I have recently been thinking about a serious problem in the
reformed movement and conservative evangelicalism more broadly. It is actually not a new problem but an old one. The novelty factor,
it seems to me, is that it is affecting some reformed ministries quite
spectacularly. It is not just an American problem. We in Britain can be just as
guilty. The problem is this: we have become negligent of our duty to be cross-culturally aware. We think
we can do cross-cultural ministry without a single hour of training in
intercultural communication. We send our pastors off to Ouagadougou to do
pastor training without giving them any lessons in contextualization. We fund
the translation of our finest books into Telugu without first seeking to
understand how the Telugu mind works. And we set up seminaries in Burma without the
slightest crumb of knowledge of how Karen or Kachin tribes people best learn. Shame on us.
How did we get this
way? Here are six possible reasons:
1. We
think it is enough to emphasize human universals: we are all made in God’s
image; we are all sinners; Jesus is the only hope for all people. Those are all
true. But it is not enough.

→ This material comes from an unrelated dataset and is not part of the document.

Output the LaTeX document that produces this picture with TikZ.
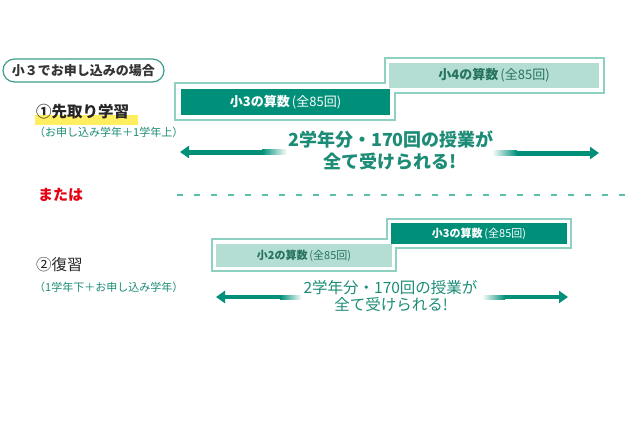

The commission of the Lord Jesus was to make disciples of all nations (Matt 28:19). Put that way, he meant that
discreet nations rather than the general mass of humanity, have significance.
It does an injustice to the Lord to neglect that by only emphasizing the
universals and ignoring the particulars.
2. We
have not mined the riches of our theological heritage. So we have an
undeveloped theology of human creativity. The biblical doctrine of creation
tells us that humans were given a mandate to fill the earth and subdue it (Gen
1:27-28), creating culture from the stuff of creation. That includes language
and customs, art, music, architecture. So the rich diversity of the manifold
peoples of the earth is something God designed. Reformed people should know
this. It has been a significant element in a robust Reformed theology since
Calvin. We should recognize that diversity. But we don’t. Or won’t. I am not sure which.
3. We
assume that, because truth is one there is only one biblically permissible worldview.
This is false because worldview is, in fact, formed out of an interplay between
one’s heart commitments and the environment in which one works out one’s
salvation (Phil 2:12). So the world’s peoples look at the world differently from
each other. They perceive time differently. They perceive space differently.
They are more or less field-dependent, more or less collective, communicate in
more or less indirect ways. Which means that the straightforward declaration of
the truth is not as straightforward as we may like to imagine.
4. We
assume that to teach the Bible all you need is to study the Bible. This is
false because the communication of a message involves both a source and a
receptor. In order for communication to be effective there has to be attention
to the receptor as well as the message and the source. So we mustn’t take a
sermon that we preached in Birmingham and preach it the same way in Bangalore.
But you say there is only one Bible. Indeed, but when you take that Bible and
you create a message you enculturate that message in your culture. That means
it is no longer just the Bible. It is the Bible in your cultural idiom.
5. Personal
confidence is confused for godly conviction. It is good to have strong
doctrinal convictions. The problem is, though, we often confuse a strong
doctrinal commitment for godly conviction rather that what it really is,
ungodly self-confidence. We are naïve about ourselves. Whereas those we
disagree with must be foolish and self-deceived we are not. We are
triumphalistic, not humble. We assume we must be right on all our finer points
of doctrine because we are right about the basics. Or because so and so
celebrity pastor says it is. Where is the godly self doubt that should lead us
to question ourselves? We have fallen into the Corinthian pit of self-deception
(1 Cor 3:18).
6. We
forget we are in a spiritual battle and that the enemy of our souls has a
vested interest in the failure of our ministry. That failure can be accomplished
in many ways. One way is by fooling us that we don’t need to pay attention to
local matters, that what is good for Manchester is also good for Maputo. Another
way is by lulling us into a false sense of our own effectiveness leading us to
think we can do this with professional ease. So we don’t pray like we should.
So how should be fix this problem? We need to remind
ourselves that we might not be right about everything after all. We need to get
down on our knees and examine our hearts and repent of the pride that leads us
to such hubris. We need to get a biblical view of the particular, take the
trouble to give heed to it, and be more modest about the expectations we have
of anything we do cross-culturally, especially if we don’t make the in-depth,
long-term investment in language and cultural acquisition that is every bit as
serious as our biblical and theological learning. I fear the reformed
triumphalism of recent years is every bit as ugly as the charismatic
triumphalism of a generation ago. May God have mercy on us.